Instructions to follow -
Only the lines between the line holding "Emit a Python" and the line holding "size_err = [0, 0, 0, 0, 0, 0, 0.022, 0.05]", both of those included, should be copied exactly; drop the pictures.

Records -
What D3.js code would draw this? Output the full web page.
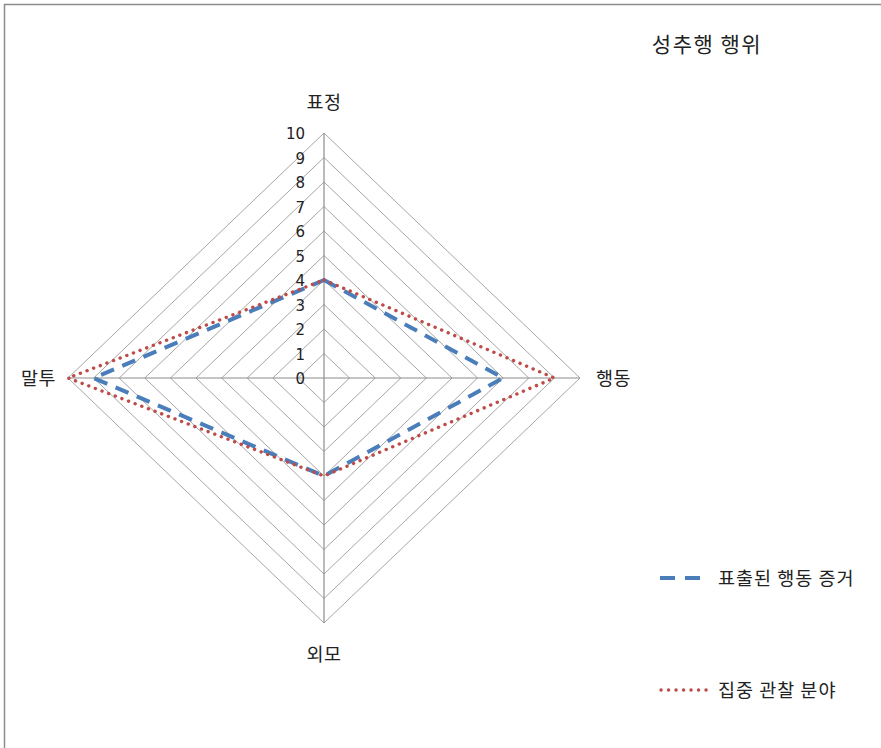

---

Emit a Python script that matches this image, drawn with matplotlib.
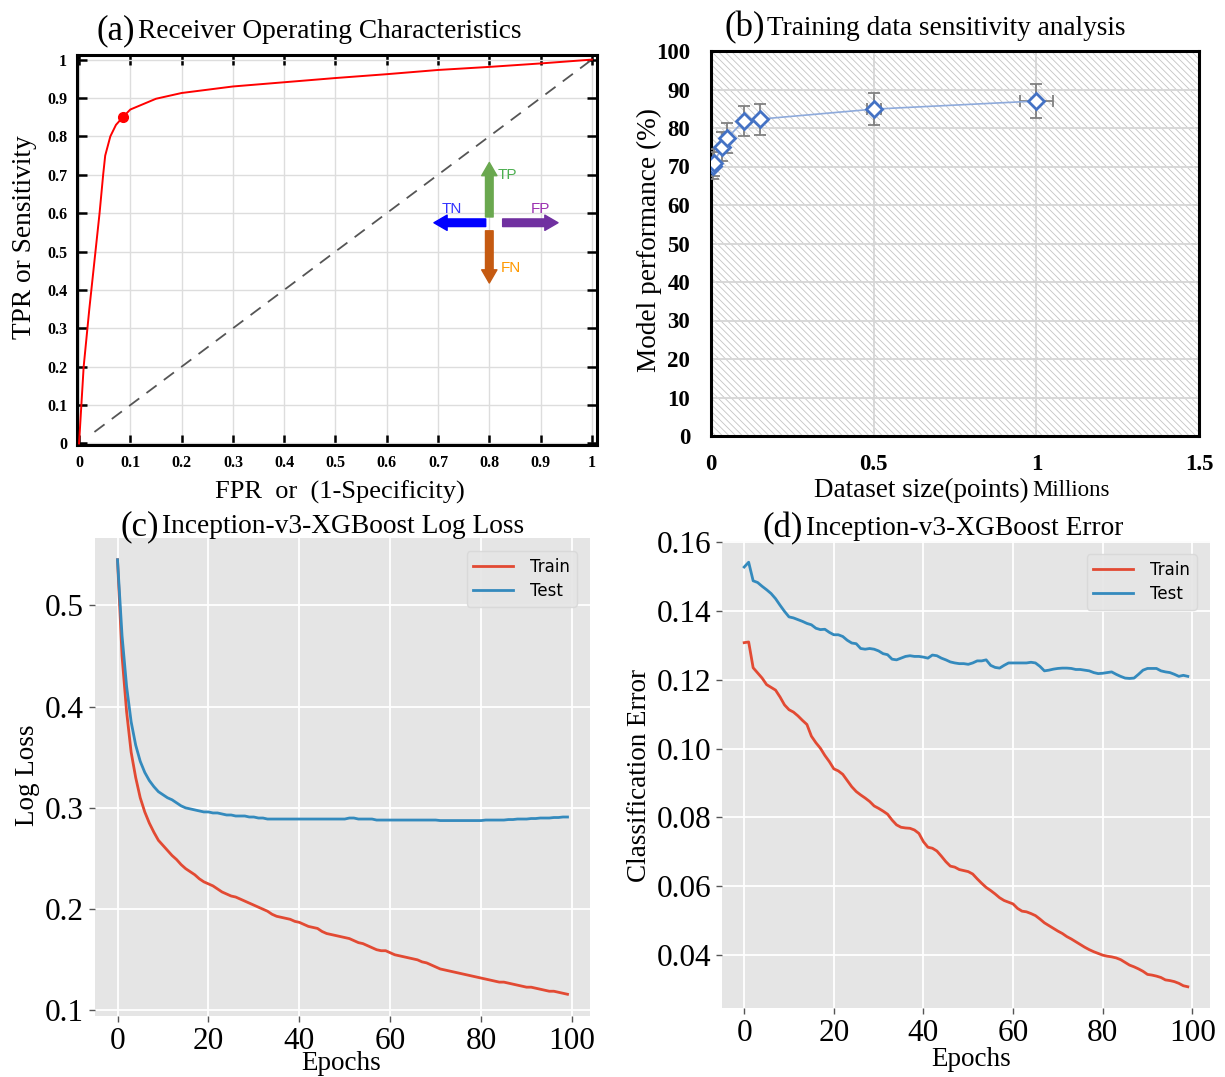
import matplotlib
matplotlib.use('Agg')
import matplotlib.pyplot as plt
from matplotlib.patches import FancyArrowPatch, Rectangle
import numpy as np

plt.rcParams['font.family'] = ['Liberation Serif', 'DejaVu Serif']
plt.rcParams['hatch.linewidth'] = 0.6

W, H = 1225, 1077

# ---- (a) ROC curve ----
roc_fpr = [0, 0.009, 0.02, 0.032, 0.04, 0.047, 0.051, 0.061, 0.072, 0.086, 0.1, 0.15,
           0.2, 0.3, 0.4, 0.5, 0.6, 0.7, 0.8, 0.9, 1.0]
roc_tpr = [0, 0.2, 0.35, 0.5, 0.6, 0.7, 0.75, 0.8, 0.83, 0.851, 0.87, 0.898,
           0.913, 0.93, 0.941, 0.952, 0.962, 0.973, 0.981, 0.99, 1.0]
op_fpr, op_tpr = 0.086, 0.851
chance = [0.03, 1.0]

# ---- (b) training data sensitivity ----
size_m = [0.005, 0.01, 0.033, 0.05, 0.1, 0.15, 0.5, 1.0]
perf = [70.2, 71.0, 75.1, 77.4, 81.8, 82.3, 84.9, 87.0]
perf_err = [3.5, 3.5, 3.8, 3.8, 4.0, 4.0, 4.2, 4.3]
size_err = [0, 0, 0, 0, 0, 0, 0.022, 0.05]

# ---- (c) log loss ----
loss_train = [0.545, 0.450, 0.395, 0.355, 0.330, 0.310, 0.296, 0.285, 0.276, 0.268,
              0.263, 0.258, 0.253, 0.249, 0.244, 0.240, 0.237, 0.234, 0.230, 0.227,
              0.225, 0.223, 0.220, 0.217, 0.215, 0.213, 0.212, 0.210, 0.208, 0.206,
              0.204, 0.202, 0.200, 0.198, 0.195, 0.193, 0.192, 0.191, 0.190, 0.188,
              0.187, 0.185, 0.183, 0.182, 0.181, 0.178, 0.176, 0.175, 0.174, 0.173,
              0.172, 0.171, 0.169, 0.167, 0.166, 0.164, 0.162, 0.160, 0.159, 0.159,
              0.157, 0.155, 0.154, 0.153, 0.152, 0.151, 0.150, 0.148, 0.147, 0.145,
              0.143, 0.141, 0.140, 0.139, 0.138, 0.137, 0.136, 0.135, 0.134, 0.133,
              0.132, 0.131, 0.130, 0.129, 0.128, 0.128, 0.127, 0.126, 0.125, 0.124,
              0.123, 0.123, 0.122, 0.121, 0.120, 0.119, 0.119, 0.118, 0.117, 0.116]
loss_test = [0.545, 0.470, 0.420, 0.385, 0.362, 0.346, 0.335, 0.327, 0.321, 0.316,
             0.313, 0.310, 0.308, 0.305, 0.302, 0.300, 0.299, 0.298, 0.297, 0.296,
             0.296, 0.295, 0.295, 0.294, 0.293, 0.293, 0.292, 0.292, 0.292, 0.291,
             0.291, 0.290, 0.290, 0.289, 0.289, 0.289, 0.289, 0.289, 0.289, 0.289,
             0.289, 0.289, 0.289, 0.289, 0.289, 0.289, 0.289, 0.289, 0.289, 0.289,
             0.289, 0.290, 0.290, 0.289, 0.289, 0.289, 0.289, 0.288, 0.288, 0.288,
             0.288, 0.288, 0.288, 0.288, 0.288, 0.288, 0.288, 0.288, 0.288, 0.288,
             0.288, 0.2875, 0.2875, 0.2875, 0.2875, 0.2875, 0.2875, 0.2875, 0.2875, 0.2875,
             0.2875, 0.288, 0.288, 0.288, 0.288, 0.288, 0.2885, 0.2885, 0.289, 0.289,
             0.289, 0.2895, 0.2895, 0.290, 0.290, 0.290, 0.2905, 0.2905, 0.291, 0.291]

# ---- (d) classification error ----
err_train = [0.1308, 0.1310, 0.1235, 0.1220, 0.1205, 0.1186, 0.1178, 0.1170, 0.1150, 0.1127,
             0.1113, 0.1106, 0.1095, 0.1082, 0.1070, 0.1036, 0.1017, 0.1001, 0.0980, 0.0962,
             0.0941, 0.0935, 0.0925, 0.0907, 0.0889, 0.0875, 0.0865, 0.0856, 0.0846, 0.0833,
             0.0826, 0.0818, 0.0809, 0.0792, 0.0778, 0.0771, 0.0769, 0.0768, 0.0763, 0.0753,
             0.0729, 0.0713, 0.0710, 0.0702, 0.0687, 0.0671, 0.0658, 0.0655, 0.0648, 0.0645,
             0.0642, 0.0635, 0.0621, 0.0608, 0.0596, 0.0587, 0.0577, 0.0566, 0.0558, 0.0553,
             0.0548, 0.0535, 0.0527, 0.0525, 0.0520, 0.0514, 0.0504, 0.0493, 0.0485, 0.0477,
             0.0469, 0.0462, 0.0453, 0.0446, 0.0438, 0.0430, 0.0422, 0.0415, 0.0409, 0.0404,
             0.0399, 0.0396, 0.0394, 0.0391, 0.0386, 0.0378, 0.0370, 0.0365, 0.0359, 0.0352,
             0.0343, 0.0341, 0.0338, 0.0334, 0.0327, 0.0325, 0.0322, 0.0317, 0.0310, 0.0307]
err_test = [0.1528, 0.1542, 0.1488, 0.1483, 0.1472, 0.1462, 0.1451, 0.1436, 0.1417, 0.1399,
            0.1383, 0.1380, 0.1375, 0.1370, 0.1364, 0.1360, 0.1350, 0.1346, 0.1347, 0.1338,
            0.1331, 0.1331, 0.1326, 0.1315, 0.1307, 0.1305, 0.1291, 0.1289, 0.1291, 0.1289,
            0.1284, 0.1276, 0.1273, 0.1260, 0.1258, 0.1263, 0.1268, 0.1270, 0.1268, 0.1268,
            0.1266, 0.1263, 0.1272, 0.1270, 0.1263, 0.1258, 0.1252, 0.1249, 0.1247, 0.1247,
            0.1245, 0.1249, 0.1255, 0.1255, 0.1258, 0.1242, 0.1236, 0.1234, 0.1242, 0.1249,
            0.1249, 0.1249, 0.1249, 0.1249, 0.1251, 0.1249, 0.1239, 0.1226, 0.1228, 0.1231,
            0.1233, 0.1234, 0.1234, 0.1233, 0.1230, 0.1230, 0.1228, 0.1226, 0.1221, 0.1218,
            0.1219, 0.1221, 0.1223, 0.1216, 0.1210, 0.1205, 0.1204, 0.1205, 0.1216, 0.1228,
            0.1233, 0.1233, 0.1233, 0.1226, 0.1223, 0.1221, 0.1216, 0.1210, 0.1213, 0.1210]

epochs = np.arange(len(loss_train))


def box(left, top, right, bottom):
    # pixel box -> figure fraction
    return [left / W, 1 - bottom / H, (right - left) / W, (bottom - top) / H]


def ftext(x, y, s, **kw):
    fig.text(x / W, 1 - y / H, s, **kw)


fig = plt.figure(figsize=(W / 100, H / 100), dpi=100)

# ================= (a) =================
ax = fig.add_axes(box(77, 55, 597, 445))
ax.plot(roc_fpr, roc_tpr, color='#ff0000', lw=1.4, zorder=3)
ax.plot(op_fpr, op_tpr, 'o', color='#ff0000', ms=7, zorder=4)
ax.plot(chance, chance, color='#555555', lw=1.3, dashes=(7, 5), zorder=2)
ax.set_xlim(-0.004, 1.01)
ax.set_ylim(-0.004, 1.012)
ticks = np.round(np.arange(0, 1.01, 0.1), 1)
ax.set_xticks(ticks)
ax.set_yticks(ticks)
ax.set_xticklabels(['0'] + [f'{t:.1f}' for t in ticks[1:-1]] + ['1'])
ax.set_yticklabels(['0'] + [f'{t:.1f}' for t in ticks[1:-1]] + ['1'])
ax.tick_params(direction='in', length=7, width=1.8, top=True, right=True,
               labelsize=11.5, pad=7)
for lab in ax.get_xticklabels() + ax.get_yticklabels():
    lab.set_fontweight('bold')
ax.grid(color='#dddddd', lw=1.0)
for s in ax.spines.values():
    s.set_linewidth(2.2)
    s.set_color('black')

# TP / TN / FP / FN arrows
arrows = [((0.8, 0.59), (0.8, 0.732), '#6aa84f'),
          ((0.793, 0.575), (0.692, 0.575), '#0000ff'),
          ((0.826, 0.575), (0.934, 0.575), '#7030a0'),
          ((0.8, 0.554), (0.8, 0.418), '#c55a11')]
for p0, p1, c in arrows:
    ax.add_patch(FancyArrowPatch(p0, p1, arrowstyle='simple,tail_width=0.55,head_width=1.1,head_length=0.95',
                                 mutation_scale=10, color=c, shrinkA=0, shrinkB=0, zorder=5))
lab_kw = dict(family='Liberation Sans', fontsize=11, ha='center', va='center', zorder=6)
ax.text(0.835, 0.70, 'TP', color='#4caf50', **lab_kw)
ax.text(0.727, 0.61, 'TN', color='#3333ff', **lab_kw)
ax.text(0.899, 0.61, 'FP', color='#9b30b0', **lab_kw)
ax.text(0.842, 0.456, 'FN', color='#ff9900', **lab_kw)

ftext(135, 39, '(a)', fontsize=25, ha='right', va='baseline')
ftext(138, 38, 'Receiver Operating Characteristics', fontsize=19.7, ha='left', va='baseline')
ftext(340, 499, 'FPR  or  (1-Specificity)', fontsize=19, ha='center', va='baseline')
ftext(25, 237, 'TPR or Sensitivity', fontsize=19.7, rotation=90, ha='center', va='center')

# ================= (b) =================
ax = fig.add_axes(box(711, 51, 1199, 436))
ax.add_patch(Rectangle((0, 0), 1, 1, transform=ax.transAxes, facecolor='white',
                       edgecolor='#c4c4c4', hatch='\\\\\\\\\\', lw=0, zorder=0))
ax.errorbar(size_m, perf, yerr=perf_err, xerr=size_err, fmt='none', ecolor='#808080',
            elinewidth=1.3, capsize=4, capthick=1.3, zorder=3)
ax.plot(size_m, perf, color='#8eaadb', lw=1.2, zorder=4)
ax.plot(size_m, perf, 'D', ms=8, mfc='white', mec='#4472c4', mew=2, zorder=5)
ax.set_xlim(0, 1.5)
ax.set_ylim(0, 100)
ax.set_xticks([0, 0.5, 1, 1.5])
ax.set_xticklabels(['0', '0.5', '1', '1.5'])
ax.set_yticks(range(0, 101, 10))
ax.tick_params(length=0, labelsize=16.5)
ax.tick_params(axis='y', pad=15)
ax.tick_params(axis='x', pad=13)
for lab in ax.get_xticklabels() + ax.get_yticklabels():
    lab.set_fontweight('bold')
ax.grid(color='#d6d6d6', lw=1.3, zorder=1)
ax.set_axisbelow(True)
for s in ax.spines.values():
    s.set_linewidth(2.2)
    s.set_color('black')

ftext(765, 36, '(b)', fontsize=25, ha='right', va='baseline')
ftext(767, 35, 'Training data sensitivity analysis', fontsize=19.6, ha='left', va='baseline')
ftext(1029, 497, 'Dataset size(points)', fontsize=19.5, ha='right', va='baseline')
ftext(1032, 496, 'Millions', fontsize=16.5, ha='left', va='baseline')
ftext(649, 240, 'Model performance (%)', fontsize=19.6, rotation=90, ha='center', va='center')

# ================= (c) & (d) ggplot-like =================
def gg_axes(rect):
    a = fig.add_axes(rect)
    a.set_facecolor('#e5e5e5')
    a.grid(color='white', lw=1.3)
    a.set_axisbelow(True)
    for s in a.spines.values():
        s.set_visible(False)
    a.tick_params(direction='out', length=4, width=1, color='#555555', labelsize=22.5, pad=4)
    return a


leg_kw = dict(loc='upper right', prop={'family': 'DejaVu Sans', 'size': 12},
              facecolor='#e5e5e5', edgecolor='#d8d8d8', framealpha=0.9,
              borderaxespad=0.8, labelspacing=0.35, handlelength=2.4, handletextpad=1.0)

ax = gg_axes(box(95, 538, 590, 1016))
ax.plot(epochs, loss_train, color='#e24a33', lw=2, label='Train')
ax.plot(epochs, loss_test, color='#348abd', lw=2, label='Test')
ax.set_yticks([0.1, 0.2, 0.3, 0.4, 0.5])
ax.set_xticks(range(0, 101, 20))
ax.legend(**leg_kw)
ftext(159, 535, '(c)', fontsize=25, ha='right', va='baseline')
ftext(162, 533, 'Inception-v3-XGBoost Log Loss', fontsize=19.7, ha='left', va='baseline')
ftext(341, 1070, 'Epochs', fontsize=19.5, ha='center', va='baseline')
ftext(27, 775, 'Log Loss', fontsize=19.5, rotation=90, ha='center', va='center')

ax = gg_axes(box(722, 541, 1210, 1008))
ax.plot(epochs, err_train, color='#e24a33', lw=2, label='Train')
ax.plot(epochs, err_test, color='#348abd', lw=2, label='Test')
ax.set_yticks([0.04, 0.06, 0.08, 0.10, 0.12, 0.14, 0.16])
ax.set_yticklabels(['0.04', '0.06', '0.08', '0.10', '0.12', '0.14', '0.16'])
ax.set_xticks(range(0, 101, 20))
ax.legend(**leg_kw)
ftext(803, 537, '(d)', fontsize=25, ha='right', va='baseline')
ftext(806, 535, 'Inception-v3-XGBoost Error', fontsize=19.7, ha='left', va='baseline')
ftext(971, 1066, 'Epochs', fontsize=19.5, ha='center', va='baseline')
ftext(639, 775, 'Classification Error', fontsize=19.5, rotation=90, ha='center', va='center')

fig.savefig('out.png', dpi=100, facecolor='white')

---

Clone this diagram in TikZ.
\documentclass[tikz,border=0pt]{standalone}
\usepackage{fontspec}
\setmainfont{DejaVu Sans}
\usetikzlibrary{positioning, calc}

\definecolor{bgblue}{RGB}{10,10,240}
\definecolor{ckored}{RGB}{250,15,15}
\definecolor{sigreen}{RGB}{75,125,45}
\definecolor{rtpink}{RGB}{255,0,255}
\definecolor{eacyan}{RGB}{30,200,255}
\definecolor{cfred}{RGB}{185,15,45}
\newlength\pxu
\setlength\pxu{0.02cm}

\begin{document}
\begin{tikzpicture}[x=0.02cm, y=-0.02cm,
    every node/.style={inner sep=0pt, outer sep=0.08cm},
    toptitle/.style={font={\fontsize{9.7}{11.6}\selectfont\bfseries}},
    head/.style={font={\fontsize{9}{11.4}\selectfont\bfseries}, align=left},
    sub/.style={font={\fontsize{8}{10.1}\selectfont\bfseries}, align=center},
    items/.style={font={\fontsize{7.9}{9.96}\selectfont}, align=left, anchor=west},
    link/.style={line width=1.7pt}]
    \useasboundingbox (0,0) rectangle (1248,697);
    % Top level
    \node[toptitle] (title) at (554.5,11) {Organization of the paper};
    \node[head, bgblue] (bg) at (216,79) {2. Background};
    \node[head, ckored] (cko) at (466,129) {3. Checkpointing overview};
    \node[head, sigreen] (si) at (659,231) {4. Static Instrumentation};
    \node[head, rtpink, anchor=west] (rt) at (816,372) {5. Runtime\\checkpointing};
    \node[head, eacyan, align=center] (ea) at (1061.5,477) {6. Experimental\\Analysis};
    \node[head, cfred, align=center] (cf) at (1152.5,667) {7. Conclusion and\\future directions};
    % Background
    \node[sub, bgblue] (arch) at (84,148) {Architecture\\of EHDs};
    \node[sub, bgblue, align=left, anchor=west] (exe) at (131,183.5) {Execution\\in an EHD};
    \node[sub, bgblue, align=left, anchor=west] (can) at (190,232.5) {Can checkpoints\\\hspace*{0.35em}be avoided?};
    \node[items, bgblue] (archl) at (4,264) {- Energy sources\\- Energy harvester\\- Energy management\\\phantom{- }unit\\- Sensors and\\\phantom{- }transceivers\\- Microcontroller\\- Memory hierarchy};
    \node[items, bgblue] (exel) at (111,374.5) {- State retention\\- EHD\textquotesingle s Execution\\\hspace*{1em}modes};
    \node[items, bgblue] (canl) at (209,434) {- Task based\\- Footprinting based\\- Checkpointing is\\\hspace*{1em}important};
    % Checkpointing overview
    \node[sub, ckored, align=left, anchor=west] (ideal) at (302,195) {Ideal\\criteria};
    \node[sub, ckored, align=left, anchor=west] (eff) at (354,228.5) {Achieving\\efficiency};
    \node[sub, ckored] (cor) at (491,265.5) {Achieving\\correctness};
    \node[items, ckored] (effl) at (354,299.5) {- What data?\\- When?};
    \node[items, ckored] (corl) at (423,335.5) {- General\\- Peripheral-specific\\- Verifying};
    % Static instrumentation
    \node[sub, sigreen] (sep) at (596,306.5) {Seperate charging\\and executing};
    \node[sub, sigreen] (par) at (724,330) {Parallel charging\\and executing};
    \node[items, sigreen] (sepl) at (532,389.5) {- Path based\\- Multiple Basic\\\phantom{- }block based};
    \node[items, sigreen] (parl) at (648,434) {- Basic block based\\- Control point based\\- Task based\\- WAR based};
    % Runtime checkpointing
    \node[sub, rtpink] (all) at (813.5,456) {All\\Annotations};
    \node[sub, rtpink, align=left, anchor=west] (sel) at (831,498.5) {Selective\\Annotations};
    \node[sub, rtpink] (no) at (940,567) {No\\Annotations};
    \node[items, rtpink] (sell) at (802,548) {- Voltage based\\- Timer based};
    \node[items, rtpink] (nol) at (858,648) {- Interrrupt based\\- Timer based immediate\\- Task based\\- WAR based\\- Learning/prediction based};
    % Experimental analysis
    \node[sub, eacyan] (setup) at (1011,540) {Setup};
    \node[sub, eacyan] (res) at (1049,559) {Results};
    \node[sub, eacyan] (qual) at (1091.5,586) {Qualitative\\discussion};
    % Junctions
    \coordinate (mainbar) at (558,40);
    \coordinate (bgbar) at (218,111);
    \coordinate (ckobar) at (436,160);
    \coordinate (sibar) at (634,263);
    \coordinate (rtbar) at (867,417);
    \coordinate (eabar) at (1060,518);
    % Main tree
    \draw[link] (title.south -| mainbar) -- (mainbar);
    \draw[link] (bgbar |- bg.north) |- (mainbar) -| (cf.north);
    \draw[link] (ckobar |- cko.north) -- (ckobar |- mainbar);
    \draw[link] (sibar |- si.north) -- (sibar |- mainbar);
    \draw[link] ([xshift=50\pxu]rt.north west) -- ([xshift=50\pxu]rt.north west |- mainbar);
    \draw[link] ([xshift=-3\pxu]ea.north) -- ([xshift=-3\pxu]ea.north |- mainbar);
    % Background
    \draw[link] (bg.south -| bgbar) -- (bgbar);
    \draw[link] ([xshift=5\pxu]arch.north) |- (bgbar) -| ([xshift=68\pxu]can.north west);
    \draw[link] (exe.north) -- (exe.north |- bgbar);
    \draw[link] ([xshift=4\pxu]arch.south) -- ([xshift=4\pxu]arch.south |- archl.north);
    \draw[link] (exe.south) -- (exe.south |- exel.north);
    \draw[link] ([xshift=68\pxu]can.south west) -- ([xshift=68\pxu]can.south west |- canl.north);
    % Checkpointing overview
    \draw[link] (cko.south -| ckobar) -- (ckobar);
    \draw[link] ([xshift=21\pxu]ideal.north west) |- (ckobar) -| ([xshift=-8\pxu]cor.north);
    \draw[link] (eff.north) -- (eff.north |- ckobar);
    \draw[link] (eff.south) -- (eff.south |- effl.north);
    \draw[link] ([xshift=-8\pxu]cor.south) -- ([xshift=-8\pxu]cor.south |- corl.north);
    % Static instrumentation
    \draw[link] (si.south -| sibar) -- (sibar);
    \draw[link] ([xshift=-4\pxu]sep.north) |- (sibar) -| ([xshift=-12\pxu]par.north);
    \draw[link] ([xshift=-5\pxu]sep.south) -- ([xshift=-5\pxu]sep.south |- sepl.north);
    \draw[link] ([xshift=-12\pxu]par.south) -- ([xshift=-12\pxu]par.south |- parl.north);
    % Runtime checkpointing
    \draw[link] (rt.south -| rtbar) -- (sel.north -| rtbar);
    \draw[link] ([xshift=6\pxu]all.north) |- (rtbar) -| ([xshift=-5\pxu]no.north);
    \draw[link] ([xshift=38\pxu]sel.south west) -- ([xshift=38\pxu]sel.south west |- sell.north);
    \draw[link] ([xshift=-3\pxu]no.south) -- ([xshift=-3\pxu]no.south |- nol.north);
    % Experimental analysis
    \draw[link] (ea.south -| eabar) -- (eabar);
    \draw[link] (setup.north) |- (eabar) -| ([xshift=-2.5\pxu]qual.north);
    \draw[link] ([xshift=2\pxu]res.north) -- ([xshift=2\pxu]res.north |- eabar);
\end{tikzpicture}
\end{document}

Task answer -
Emit a Python script that matches this image, drawn with matplotlib.
import matplotlib
matplotlib.use('Agg')
import matplotlib.pyplot as plt
from matplotlib.patches import FancyArrowPatch, Rectangle
import numpy as np

plt.rcParams['font.family'] = ['Liberation Serif', 'DejaVu Serif']
plt.rcParams['hatch.linewidth'] = 0.6

W, H = 1225, 1077

# ---- (a) ROC curve ----
roc_fpr = [0, 0.009, 0.02, 0.032, 0.04, 0.047, 0.051, 0.061, 0.072, 0.086, 0.1, 0.15,
           0.2, 0.3, 0.4, 0.5, 0.6, 0.7, 0.8, 0.9, 1.0]
roc_tpr = [0, 0.2, 0.35, 0.5, 0.6, 0.7, 0.75, 0.8, 0.83, 0.851, 0.87, 0.898,
           0.913, 0.93, 0.941, 0.952, 0.962, 0.973, 0.981, 0.99, 1.0]
op_fpr, op_tpr = 0.086, 0.851
chance = [0.03, 1.0]

# ---- (b) training data sensitivity ----
size_m = [0.005, 0.01, 0.033, 0.05, 0.1, 0.15, 0.5, 1.0]
perf = [70.2, 71.0, 75.1, 77.4, 81.8, 82.3, 84.9, 87.0]
perf_err = [3.5, 3.5, 3.8, 3.8, 4.0, 4.0, 4.2, 4.3]
size_err = [0, 0, 0, 0, 0, 0, 0.022, 0.05]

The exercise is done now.